The Court's ruling in King v. Burwell, which held that four obscure words in the Affordable Care Act did not bar the federal government from providing subsidies to citizens who purchased insurance on federally run exchanges, thus ought to be a truly sweet moment for Scalia. The case was created, contested, and decided on largely textual grounds, and the majority opinion, written by Chief Justice John Roberts, was "perfectly consistent with textualism," says Nicholas Bagley, an assistant professor of law at the University of Michigan and the co-author of an amicus curiae brief in King.

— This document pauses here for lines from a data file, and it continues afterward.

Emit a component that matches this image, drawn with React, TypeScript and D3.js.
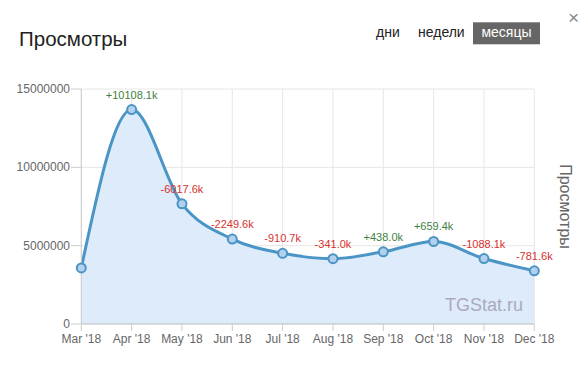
import React from "react";
import * as d3 from "d3";

const months = ["Mar '18", "Apr '18", "May '18", "Jun '18", "Jul '18", "Aug '18", "Sep '18", "Oct '18", "Nov '18", "Dec '18"];
const views = [3580000, 13688100, 7670500, 5420900, 4510200, 4169200, 4607200, 5266600, 4178500, 3396900];
const changes = ["", "+10108.1k", "-6017.6k", "-2249.6k", "-910.7k", "-341.0k", "+438.0k", "+659.4k", "-1088.1k", "-781.6k"];
const yTicks = [0, 5000000, 10000000, 15000000];
const periods = ["дни", "недели", "месяцы"];

const FONT = "'Liberation Sans', Arial, Helvetica, sans-serif";

export default function App() {
  const W = 588, H = 365;
  const x = d3.scalePoint<string>().domain(months).range([81.3, 534.3]);
  const y = d3.scaleLinear().domain([0, 15000000]).range([324, 89]);
  const pts: [number, number][] = views.map((v, i) => [x(months[i]) as number, y(v)]);
  const line = d3.line().curve(d3.curveMonotoneX)(pts) || "";
  const area = d3.area().x(d => d[0]).y0(y(0)).y1(d => d[1]).curve(d3.curveMonotoneX)(pts) || "";
  const x0 = x(months[0]) as number;
  const x1 = x(months[months.length - 1]) as number;

  return (
    <div style={{ position: "absolute", left: 0, top: 0 }}>
      <svg width={W} height={H} style={{ display: "block", fontFamily: FONT }}>
        <rect width={W} height={H} fill="#fff" />
        <text x={19} y={45.5} fontSize={20.5} fill="#222">Просмотры</text>
        <text x={376} y={37} fontSize={14} fill="#222">{periods[0]}</text>
        <text x={418} y={37} fontSize={14} fill="#222">{periods[1]}</text>
        <rect x={473} y={22.3} width={67} height={22} fill="#666" />
        <text x={506.5} y={37} fontSize={14} fill="#fff" textAnchor="middle">{periods[2]}</text>
        <text x={573.5} y={23.5} fontSize={19} fill="#888" textAnchor="middle">×</text>

        {/* grid */}
        {yTicks.filter(t => t > 0).map(t => (
          <line key={"h" + t} x1={x0} x2={x1} y1={y(t)} y2={y(t)} stroke="#e6e6e6" />
        ))}
        {months.map(m => (
          <line key={"v" + m} x1={x(m)} x2={x(m)} y1={y(15000000)} y2={y(0)} stroke="#e6e6e6" />
        ))}

        <path d={area} fill="#deebfa" />
        <path d={line} fill="none" stroke="#4a95c6" strokeWidth={3} />

        {/* axes */}
        <line x1={x0} x2={x0} y1={y(15000000)} y2={y(0)} stroke="#ccc" />
        <line x1={x0} x2={x1} y1={y(0)} y2={y(0)} stroke="#bbb" />
        {yTicks.map(t => (
          <g key={"yt" + t}>
            <line x1={71} x2={x0} y1={y(t)} y2={y(t)} stroke="#ccc" />
            <text x={70} y={y(t) + 4} fontSize={12} fill="#666" textAnchor="end">{t}</text>
          </g>
        ))}
        {months.map(m => (
          <g key={"xt" + m}>
            <line x1={x(m)} x2={x(m)} y1={y(0)} y2={y(0) + 7} stroke="#ccc" />
            <text x={x(m)} y={343} fontSize={12} fill="#666" textAnchor="middle">{m}</text>
          </g>
        ))}

        <text x={523} y={310.5} fontSize={18} fill="#aab" textAnchor="end">TGStat.ru</text>

        {pts.map((p, i) => (
          <circle key={"c" + i} cx={p[0]} cy={p[1]} r={4.5} fill="#b3d1ec" stroke="#4a95c6" strokeWidth={2} />
        ))}
        {pts.map((p, i) => changes[i] ? (
          <text key={"l" + i} x={p[0]} y={p[1] - 11} fontSize={11} textAnchor="middle"
            fill={changes[i].startsWith("+") ? "#3f7f3f" : "#d7312c"}>{changes[i]}</text>
        ) : null)}

        <text transform="translate(559.5,206.5) rotate(90)" fontSize={16} fill="#666" textAnchor="middle">Просмотры</text>
      </svg>
    </div>
  );
}
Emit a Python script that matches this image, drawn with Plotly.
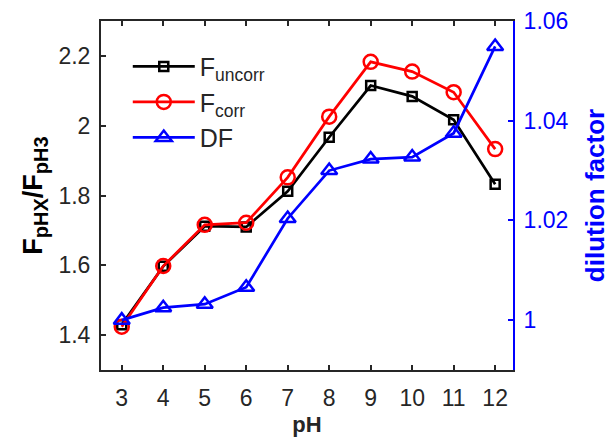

But Scalia, who is on record as believing the entire act to be unconstitutional, wrote a blistering dissent that called the Court's majority decision an example of judges using "interpretive distortions … to correct a supposed flaw in the statutory machinery."
"Our only evidence of what Congress meant comes from the terms of the law, and those terms show beyond all question that tax credits are available only on state exchanges," Scalia wrote. But as Bagley points out, such a position is inconsistent with Scalia's stated emphasis on avoiding ironclad literalism.
"The [majority] opinion does not rest on legislative history or what was on Congress's mind," Bagley says. "The opinion rests on the text's statute."
Indeed, in his opinion, Roberts cited previous instances where Scalia stressed the importance of textualism. In United Savings Association of Texas v. Timbers of Inwood Forest Associates, Scalia wrote that "a provision that may seem ambiguous in isolation is often clarified by the remainder of the statutory scheme" and in Utility Air Regulatory Group v. EPA, Scalia wrote "that the words of a statute must be read in their context and with a view to their place in the overall statutory scheme."
Even in the 2012 ACA case, Scalia seemed to have no trouble discerning that federally provided subsidies were essential to the act's machinery, writing that without them, "the exchanges would not operate as Congress intended and may not operate at all."
But it is apparent that three years later, when such a holistic reading of the act would mean its survival, Scalia suddenly saw things a little differently.